• [Material provided]:
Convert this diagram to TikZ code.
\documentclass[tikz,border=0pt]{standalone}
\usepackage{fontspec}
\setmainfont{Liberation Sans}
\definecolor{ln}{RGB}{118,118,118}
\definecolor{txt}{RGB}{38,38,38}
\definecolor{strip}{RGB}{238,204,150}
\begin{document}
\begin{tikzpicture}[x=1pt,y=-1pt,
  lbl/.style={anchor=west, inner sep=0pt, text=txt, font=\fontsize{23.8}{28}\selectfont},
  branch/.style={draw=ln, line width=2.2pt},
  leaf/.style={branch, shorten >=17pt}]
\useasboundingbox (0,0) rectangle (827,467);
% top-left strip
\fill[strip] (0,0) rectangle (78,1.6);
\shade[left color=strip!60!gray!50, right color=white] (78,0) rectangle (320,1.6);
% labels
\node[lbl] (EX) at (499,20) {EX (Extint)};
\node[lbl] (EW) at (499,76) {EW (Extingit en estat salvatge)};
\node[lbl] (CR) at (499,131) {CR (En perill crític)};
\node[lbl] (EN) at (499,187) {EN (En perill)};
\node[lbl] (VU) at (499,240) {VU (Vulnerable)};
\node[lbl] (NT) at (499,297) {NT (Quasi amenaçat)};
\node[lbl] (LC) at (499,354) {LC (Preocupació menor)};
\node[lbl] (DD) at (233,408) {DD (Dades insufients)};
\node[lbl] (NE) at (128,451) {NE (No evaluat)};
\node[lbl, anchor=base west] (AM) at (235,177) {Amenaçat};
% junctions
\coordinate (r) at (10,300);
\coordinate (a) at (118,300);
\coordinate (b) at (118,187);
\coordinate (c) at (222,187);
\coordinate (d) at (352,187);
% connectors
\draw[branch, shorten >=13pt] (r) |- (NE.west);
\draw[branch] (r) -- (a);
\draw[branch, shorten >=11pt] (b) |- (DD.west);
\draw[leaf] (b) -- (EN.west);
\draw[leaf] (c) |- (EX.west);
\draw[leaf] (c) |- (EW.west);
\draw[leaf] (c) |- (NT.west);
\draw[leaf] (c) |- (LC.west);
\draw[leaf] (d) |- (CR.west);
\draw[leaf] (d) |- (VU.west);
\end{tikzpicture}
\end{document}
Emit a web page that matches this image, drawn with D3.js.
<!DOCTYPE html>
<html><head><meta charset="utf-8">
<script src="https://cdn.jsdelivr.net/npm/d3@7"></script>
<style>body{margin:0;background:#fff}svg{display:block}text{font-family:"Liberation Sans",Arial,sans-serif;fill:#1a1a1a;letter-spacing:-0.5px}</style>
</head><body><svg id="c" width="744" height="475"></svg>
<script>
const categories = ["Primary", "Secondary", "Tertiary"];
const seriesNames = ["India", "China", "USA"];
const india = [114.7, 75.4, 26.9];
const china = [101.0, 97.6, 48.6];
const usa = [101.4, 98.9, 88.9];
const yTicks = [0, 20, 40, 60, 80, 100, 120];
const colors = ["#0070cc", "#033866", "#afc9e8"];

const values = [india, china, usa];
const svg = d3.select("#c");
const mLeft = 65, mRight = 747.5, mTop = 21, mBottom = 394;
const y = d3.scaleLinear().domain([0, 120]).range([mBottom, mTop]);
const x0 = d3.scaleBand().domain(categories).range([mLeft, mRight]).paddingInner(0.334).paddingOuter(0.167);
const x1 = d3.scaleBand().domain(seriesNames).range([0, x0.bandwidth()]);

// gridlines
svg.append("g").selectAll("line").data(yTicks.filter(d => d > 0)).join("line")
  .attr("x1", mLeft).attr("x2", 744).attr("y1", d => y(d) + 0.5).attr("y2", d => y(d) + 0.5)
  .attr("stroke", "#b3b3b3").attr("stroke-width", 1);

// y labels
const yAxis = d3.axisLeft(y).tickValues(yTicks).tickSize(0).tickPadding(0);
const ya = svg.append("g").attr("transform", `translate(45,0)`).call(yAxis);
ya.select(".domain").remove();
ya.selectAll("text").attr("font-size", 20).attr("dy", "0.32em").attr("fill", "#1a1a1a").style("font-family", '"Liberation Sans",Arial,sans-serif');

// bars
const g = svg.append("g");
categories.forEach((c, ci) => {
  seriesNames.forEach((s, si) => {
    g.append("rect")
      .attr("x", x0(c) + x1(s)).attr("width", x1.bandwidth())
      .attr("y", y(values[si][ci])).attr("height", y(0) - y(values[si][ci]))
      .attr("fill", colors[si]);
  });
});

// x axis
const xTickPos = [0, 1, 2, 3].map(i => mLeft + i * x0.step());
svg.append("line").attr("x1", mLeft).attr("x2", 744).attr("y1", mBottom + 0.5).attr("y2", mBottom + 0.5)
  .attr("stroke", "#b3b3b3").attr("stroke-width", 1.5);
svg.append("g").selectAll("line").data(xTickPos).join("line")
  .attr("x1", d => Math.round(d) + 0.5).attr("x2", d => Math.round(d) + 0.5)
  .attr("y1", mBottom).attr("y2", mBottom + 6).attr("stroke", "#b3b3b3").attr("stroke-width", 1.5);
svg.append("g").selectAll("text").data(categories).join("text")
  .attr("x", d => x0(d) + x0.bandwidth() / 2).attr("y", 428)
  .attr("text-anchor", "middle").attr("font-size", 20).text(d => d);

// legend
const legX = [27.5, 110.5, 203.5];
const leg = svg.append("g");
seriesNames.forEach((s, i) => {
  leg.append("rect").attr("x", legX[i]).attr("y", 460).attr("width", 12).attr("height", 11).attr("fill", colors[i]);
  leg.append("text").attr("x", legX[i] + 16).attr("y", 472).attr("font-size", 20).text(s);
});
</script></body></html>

---

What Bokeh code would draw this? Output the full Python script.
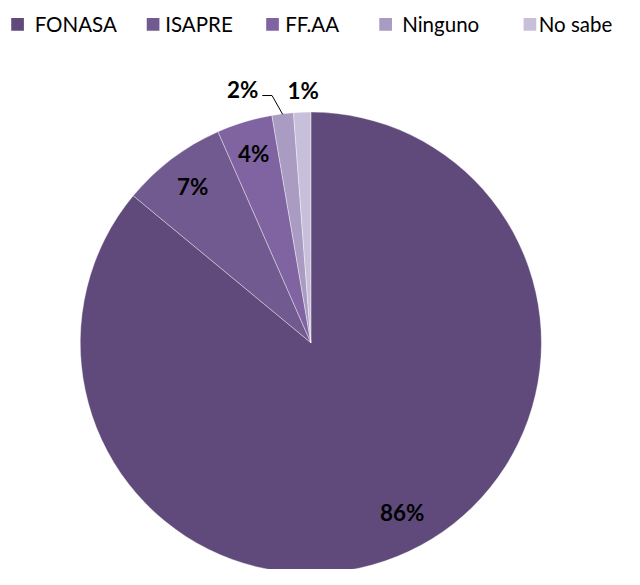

• [Instruction]: Select every line in the records above that contains the word "script".

• [Response for this exercise]:
<script src="https://cdn.jsdelivr.net/npm/d3@7"></script>
<script>
</script></body></html>
What Bokeh code would draw this? Output the full Python script.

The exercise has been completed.